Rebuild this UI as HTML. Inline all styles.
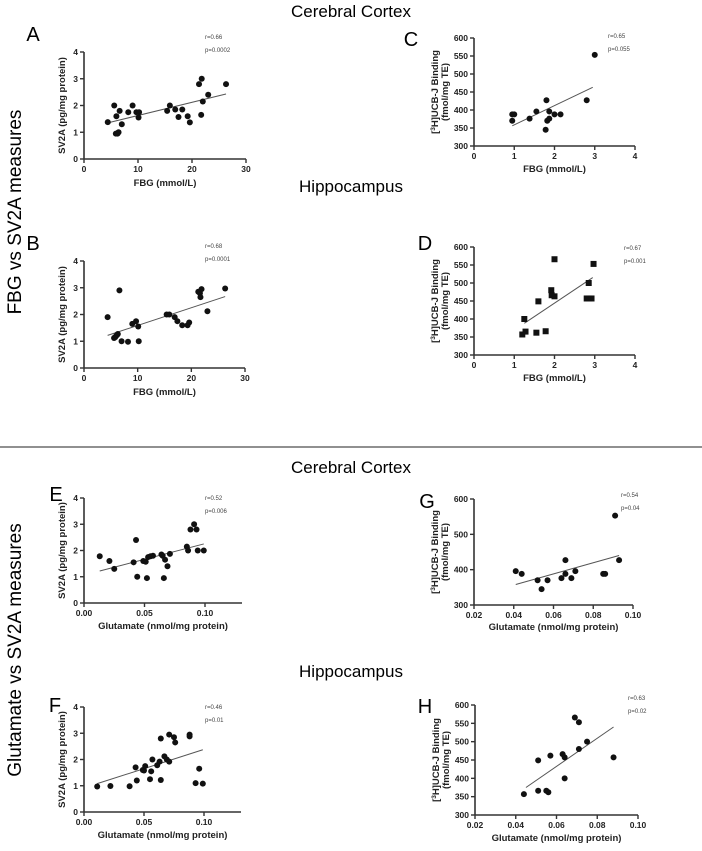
<!DOCTYPE html>
<html><head><meta charset="utf-8"><style>
html,body{margin:0;padding:0;background:#fff;}
svg{display:block;font-family:"Liberation Sans",Arial,sans-serif;}
</style></head><body>
<svg id="fig" width="702" height="851" viewBox="0 0 702 851">
<text x="351" y="17" font-size="17" text-anchor="middle">Cerebral Cortex</text>
<text x="351" y="192" font-size="17" text-anchor="middle">Hippocampus</text>
<text x="351" y="473" font-size="17" text-anchor="middle">Cerebral Cortex</text>
<text x="351" y="677" font-size="17" text-anchor="middle">Hippocampus</text>
<text transform="translate(21,212) rotate(-90)" font-size="19" text-anchor="middle">FBG vs SV2A measures</text>
<text transform="translate(21,650) rotate(-90)" font-size="19" text-anchor="middle">Glutamate vs SV2A measures</text>
<line x1="0" y1="447" x2="702" y2="447" stroke="#222" stroke-width="1"/>
</svg>
<script>
// Panel A
const aX=[4.4,5.6,5.9,6.0,6.2,6.4,6.6,7.0,8.2,9.0,9.7,10.1,10.2,15.4,15.9,16.9,17.5,18.2,19.2,19.6,21.3,21.7,21.8,22.0,23.0,26.3];
const aY=[1.38,2.0,0.95,1.6,0.95,1.0,1.8,1.3,1.75,2.0,1.75,1.55,1.75,1.8,2.0,1.85,1.57,1.85,1.6,1.37,2.8,1.65,3.0,2.15,2.4,2.8];
const aFit=[[4.4,1.35],[26.3,2.43]];
// Panel B
const bX=[4.4,5.6,5.8,6.0,6.2,6.3,6.6,7.0,8.2,9.0,9.7,10.1,10.2,15.4,15.9,16.9,17.4,18.3,19.3,19.6,21.3,21.6,21.7,21.9,23.0,26.3];
const bY=[1.9,1.12,1.15,1.2,1.25,1.27,2.9,1.0,0.98,1.65,1.75,1.55,1.0,2.0,2.0,1.9,1.75,1.6,1.6,1.7,2.85,2.8,2.65,2.95,2.12,2.97];
const bFit=[[4.4,1.22],[26.3,2.67]];
// Panel C
const cX=[0.95,0.95,1.0,1.38,1.55,1.78,1.8,1.82,1.87,1.87,2.0,2.15,2.8,3.0];
const cY=[388,370,388,376,396,345,427,370,396,376,388,388,427,553];
const cFit=[[0.95,356],[2.95,463]];
// Panel D
const dX=[1.2,1.25,1.28,1.55,1.6,1.78,1.92,1.93,2.0,2.0,2.8,2.85,2.85,2.92,2.97];
const dY=[357,400,365,362,449,366,480,466,463,566,457,457,500,457,553];
const dFit=[[1.25,388],[2.95,515]];
// Panel E
const eX=[0.013,0.021,0.025,0.041,0.043,0.044,0.049,0.051,0.052,0.053,0.055,0.057,0.064,0.065,0.066,0.067,0.069,0.071,0.085,0.086,0.088,0.091,0.093,0.094,0.099];
const eY=[1.78,1.6,1.3,1.55,2.4,1.0,1.6,1.57,0.95,1.75,1.78,1.8,1.85,1.8,0.95,1.65,1.4,1.87,2.15,2.0,2.8,3.0,2.8,2.0,2.0];
const eFit=[[0.013,1.22],[0.099,2.25]];
// Panel F
const fX=[0.011,0.022,0.038,0.043,0.044,0.049,0.050,0.051,0.055,0.056,0.057,0.061,0.063,0.064,0.064,0.067,0.069,0.071,0.071,0.075,0.076,0.088,0.088,0.093,0.096,0.099];
const fY=[0.97,0.99,0.98,1.7,1.2,1.6,1.58,1.75,1.25,1.55,2.0,1.78,1.92,2.8,1.22,2.12,2.0,2.95,1.92,2.85,2.65,2.95,2.88,1.1,1.65,1.08];
const fFit=[[0.011,1.08],[0.099,2.37]];
// Panel G
const gX=[0.041,0.044,0.052,0.054,0.057,0.064,0.066,0.066,0.069,0.071,0.085,0.086,0.091,0.093];
const gY=[396,388,370,345,370,376,427,388,376,396,388,388,553,427];
const gFit=[[0.041,358],[0.093,440]];
// Panel H
const hX=[0.044,0.051,0.051,0.055,0.056,0.057,0.063,0.064,0.064,0.069,0.071,0.071,0.075,0.088];
const hY=[357,449,366,366,362,462,466,457,400,566,553,480,500,457];
const hFit=[[0.045,375],[0.088,540]];
// Ticks & labels
const sv2aTicks=[0,1,2,3,4];
const fbgTicksA=[0,10,20,30];
const bindTicks50=[300,350,400,450,500,550,600];
const bindTicks100=[300,400,500,600];
const fbgTicksC=[0,1,2,3,4];
const gluTicksE=[0,0.05,0.10];
const gluTicksG=[0.02,0.04,0.06,0.08,0.10];
const statsR=["r=0.66","r=0.68","r=0.65","r=0.67","r=0.52","r=0.46","r=0.54","r=0.63"];
const statsP=["p=0.0002","p=0.0001","p=0.055","p=0.001","p=0.006","p=0.01","p=0.04","p=0.02"];

const NS="http://www.w3.org/2000/svg";
const svg=document.getElementById('fig');
function mk(tag,attrs,parent){const e=document.createElementNS(NS,tag);for(const k in attrs)e.setAttribute(k,attrs[k]);(parent||svg).appendChild(e);return e;}

const panels=[
 {id:'a',L:'A',lx:33,ly:41,X:aX,Y:aY,fit:aFit,ax:84,x0:0,x1:30,xp1:246,xEnd:246,yb:159,yt:52,y0:0,y1:4,xt:fbgTicksA,yt_:sv2aTicks,xf:v=>v,yf:v=>v,xl:"FBG (mmol/L)",xly:186,yl:"SV2A (pg/mg protein)",sx:205,sy:39,sq:false,k:0},
 {id:'b',L:'B',lx:33,ly:250,X:bX,Y:bY,fit:bFit,ax:84,x0:0,x1:30,xp1:245,xEnd:245,yb:368,yt:261,y0:0,y1:4,xt:fbgTicksA,yt_:sv2aTicks,xf:v=>v,yf:v=>v,xl:"FBG (mmol/L)",xly:395,yl:"SV2A (pg/mg protein)",sx:205,sy:248,sq:false,k:1},
 {id:'c',L:'C',lx:411,ly:46,X:cX,Y:cY,fit:cFit,ax:474,x0:0,x1:4,xp1:635,xEnd:635,yb:146,yt:38,y0:300,y1:600,xt:fbgTicksC,yt_:bindTicks50,xf:v=>v,yf:v=>v,xl:"FBG (mmol/L)",xly:172,yl:"bind",sx:608,sy:38,sq:false,k:2},
 {id:'d',L:'D',lx:425,ly:250,X:dX,Y:dY,fit:dFit,ax:474,x0:0,x1:4,xp1:635,xEnd:635,yb:355,yt:247,y0:300,y1:600,xt:fbgTicksC,yt_:bindTicks50,xf:v=>v,yf:v=>v,xl:"FBG (mmol/L)",xly:381,yl:"bind",sx:624,sy:250,sq:true,k:3},
 {id:'e',L:'E',lx:56,ly:501,X:eX,Y:eY,fit:eFit,ax:84,x0:0,x1:0.10,xp1:205,xEnd:242,yb:603,yt:498,y0:0,y1:4,xt:gluTicksE,yt_:sv2aTicks,xf:v=>v.toFixed(2),yf:v=>v,xl:"Glutamate (nmol/mg protein)",xly:629,yl:"SV2A (pg/mg protein)",sx:205,sy:500,sq:false,k:4},
 {id:'f',L:'F',lx:55,ly:712,X:fX,Y:fY,fit:fFit,ax:84,x0:0,x1:0.10,xp1:204,xEnd:241,yb:812,yt:707,y0:0,y1:4,xt:gluTicksE,yt_:sv2aTicks,xf:v=>v.toFixed(2),yf:v=>v,xl:"Glutamate (nmol/mg protein)",xly:838,yl:"SV2A (pg/mg protein)",sx:205,sy:709,sq:false,k:5},
 {id:'g',L:'G',lx:427,ly:508,X:gX,Y:gY,fit:gFit,ax:474,x0:0.02,x1:0.10,xp1:633,xEnd:633,yb:605,yt:499,y0:300,y1:600,xt:gluTicksG,yt_:bindTicks100,xf:v=>v.toFixed(2),yf:v=>v,xl:"Glutamate (nmol/mg protein)",xly:630,yl:"bind",sx:621,sy:497,sq:false,k:6},
 {id:'h',L:'H',lx:425,ly:713,X:hX,Y:hY,fit:hFit,ax:475,x0:0.02,x1:0.10,xp1:638,xEnd:638,yb:815,yt:705,y0:300,y1:600,xt:gluTicksG,yt_:bindTicks50,xf:v=>v.toFixed(2),yf:v=>v,xl:"Glutamate (nmol/mg protein)",xly:841,yl:"bind",sx:628,sy:700,sq:false,k:7}
];

panels.forEach(p=>{
 const g=mk('g',{});
 
 
 const sx=v=>p.ax+(v-p.x0)/(p.x1-p.x0)*(p.xp1-p.ax);
 const sy=v=>p.yb-(v-p.y0)/(p.y1-p.y0)*(p.yb-p.yt);
 const lt=mk('text',{x:p.lx,y:p.ly,'font-size':20,'text-anchor':'middle'},g);lt.textContent=p.L;
 
 
 const xa=mk('line',{x1:p.ax,y1:p.yb,x2:p.xEnd,y2:p.yb,stroke:'#333','stroke-width':1.6},g);
 
 
 const ya=mk('line',{x1:p.ax,y1:p.yb,x2:p.ax,y2:p.yt,stroke:'#333','stroke-width':1.6},g);
 
 
 p.xt.forEach(v=>{const x=sx(v);
  mk('line',{x1:x,y1:p.yb,x2:x,y2:p.yb+4,stroke:'#333','stroke-width':1.4},g);
  const t=mk('text',{x:x,y:p.yb+13,'font-size':8.5,'font-weight':'bold','text-anchor':'middle',fill:'#222'},g);t.textContent=p.xf(v);
  
  });
 p.yt_.forEach(v=>{const y=sy(v);
  mk('line',{x1:p.ax-4,y1:y,x2:p.ax,y2:y,stroke:'#333','stroke-width':1.4},g);
  const t=mk('text',{x:p.ax-6,y:y+3,'font-size':8.5,'font-weight':'bold','text-anchor':'end',fill:'#222'},g);t.textContent=p.yf(v);
  
  });
 const xl=mk('text',{x:(p.ax+p.xEnd)/2,y:p.xly,'font-size':9.5,'font-weight':'bold','text-anchor':'middle',fill:'#222'},g);xl.textContent=p.xl;
 
 
 const cy=(p.yb+p.yt)/2;
 if(p.yl==='bind'){
  const t1=mk('text',{transform:`translate(${p.ax-36},${cy}) rotate(-90)`,'font-size':9.5,'font-weight':'bold','text-anchor':'middle',fill:'#222'},g);
  t1.innerHTML='[<tspan dy="-3" font-size="6.5">3</tspan><tspan dy="3">H]UCB-J Binding</tspan>';
  
  
  const t2=mk('text',{transform:`translate(${p.ax-26},${cy}) rotate(-90)`,'font-size':9.5,'font-weight':'bold','text-anchor':'middle',fill:'#222'},g);
  t2.textContent='(fmol/mg TE)';
  
  
 } else {
  const t=mk('text',{transform:`translate(${p.ax-19},${cy}) rotate(-90)`,'font-size':9.5,'font-weight':'bold','text-anchor':'middle',fill:'#222'},g);
  t.textContent=p.yl;
  
  
 }
 const fl=mk('line',{x1:sx(p.fit[0][0]),y1:sy(p.fit[0][1]),x2:sx(p.fit[1][0]),y2:sy(p.fit[1][1]),stroke:'#555','stroke-width':1},g);
 
 
 p.X.forEach((xv,i)=>{const x=sx(xv),y=sy(p.Y[i]);let m;
  if(p.sq)m=mk('rect',{x:x-3,y:y-3,width:6,height:6,fill:'#111'},g);
  else m=mk('circle',{cx:x,cy:y,r:3,fill:'#111'},g);
  
  });
 const r=mk('text',{x:p.sx,y:p.sy,'font-size':6,fill:'#444'},g);r.textContent=statsR[p.k];
 
 
 const pp=mk('text',{x:p.sx,y:p.sy+13,'font-size':6,fill:'#444'},g);pp.textContent=statsP[p.k];
 
 
});
</script>
</body></html>
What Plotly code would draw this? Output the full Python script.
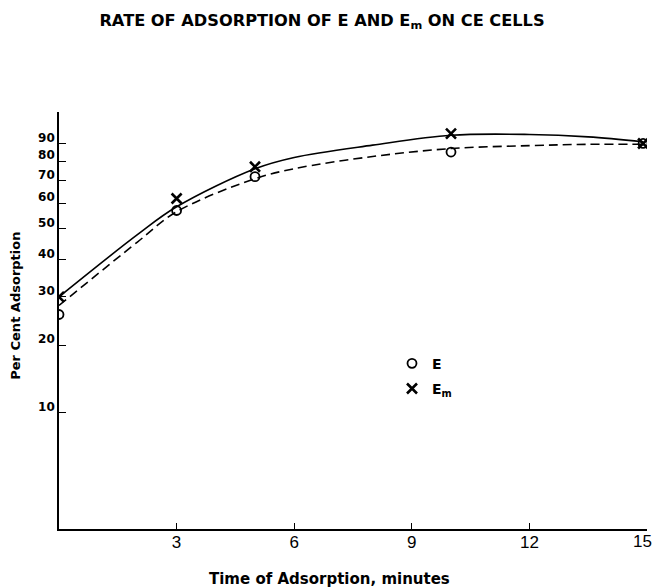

####################

__CHALLENGE__
Search the data above for the word "script", then gather each line in which it appears.

__EXERCISE SOLUTION__
<script>
</script>
What Plotly code would draw this? Output the full Python script.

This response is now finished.